For exhibitors, the photos are an investment that has to pay off. Your booth costs real money to build and staff, and good images extend its life far beyond the show. They become social content, sales follow-ups, sponsor proof, and the marketing for your next event.
Miami hosts large expos and trade shows at the convention center and major hotels year-round. The scale of those floors is exactly why a deliberate coverage plan matters before you walk in.
Capture the booth at full energy
An empty booth photographs like a furniture catalog. A busy booth tells a story. The goal is to show your space working: people in it, conversations happening, your product in someone's hands.
Plan coverage around the moments that prove engagement:
- Booth traffic and the floor at peak hours
- Staff interacting with prospects and explaining the product
- Product demos in motion and attendees trying things
- Branded signage, logos, and the booth design itself
- Speaking slots, presentations, or activations at your space
- Candids of your team in their element
Tell your photographer which staff members and products to prioritize. On a crowded floor, a quick orientation saves time and makes sure the right people and moments get covered.
Working a busy expo floor
The expo floor is chaos by design, and a skilled photographer plans around it rather than fighting it.
Light and angles
Convention lighting is uneven and often unflattering. Good booth photography uses fast lenses and careful exposure, with soft flash only when a frame needs it. The photographer also works angles deliberately, framing out clutter from neighboring booths and keeping your branding clean in the shot.
Timing the floor
Floor energy rises and falls through the day. The smartest coverage targets peak hours for traffic shots and quieter windows for clean detail and signage frames. A photographer who knows the rhythm of a show captures both the buzz and the polish.
Staying unobtrusive
Your team is there to sell, and the photographer should never get in the way of that. Good booth coverage is quick and quiet, catching real interactions without interrupting them or asking people to pose.
Turn photos into leads and content
The reason to photograph a booth is rarely the booth itself. It is what the images do afterward, and fast turnaround multiplies that value.
Ask for a batch of selects during or right after the show so your team can post while the event is live. Real-time content keeps your booth visible to attendees who have not walked your aisle yet and to your audience watching from home. The full gallery follows within a week or two and feeds the longer game:
- Social posts during and after the show
- Sales follow-up emails with images of the prospect's visit
- Sponsor and partner reports showing booth activity
- Marketing assets for your website and next year's show
- Internal recaps that justify the booth investment
If your product is best shown in motion, consider pairing stills with corporate video on the same day so a short demo clip backs up the photos.
What drives the cost
Booth coverage scales with how much of the show you want documented.

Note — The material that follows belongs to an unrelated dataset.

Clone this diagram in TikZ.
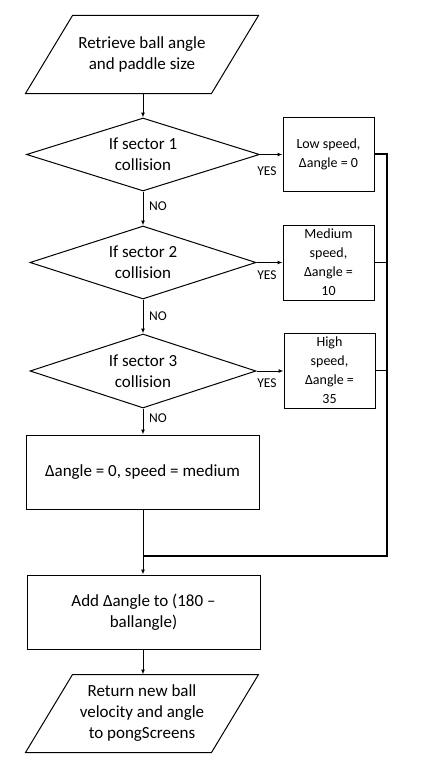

The main drivers are coverage hours, whether you need coverage across multiple days, the volume of edited images, and how fast you need selects. A focused two-hour shoot of your booth sits at the lower end; full-day coverage across a multi-day expo sits higher. Share your booth location, schedule, and priorities and the quote follows the scope. See the range of work on the event photography page.
Frequently asked questions
How long do you need to photograph a trade show booth?
It depends on your goals. A focused session of a couple of hours captures booth traffic, staff, and demos, while full-day or multi-day coverage documents the show across its peaks. Tell us your priorities and we scope the hours to match.
Can I get photos during the show to post on social?
Yes. We deliver a batch of selects during or right after the show so your team can post while attendees are still on the floor, with the full gallery to follow within a week or two.
How do you photograph a booth without getting in our team's way?
We work quickly and quietly, capturing real interactions without interrupting them or staging poses. Your team keeps selling while we document the booth at full energy.
Do you cover product demos and sponsor signage?
Yes. We shoot demos in motion and deliberate frames of your branding, signage, and any sponsor placements so you have content that proves both engagement and brand presence.
If you are exhibiting at a trade show or expo in Miami, send your booth details and schedule and we can plan coverage that turns floor activity into usable content. Start on the event photography page and tell us about your show.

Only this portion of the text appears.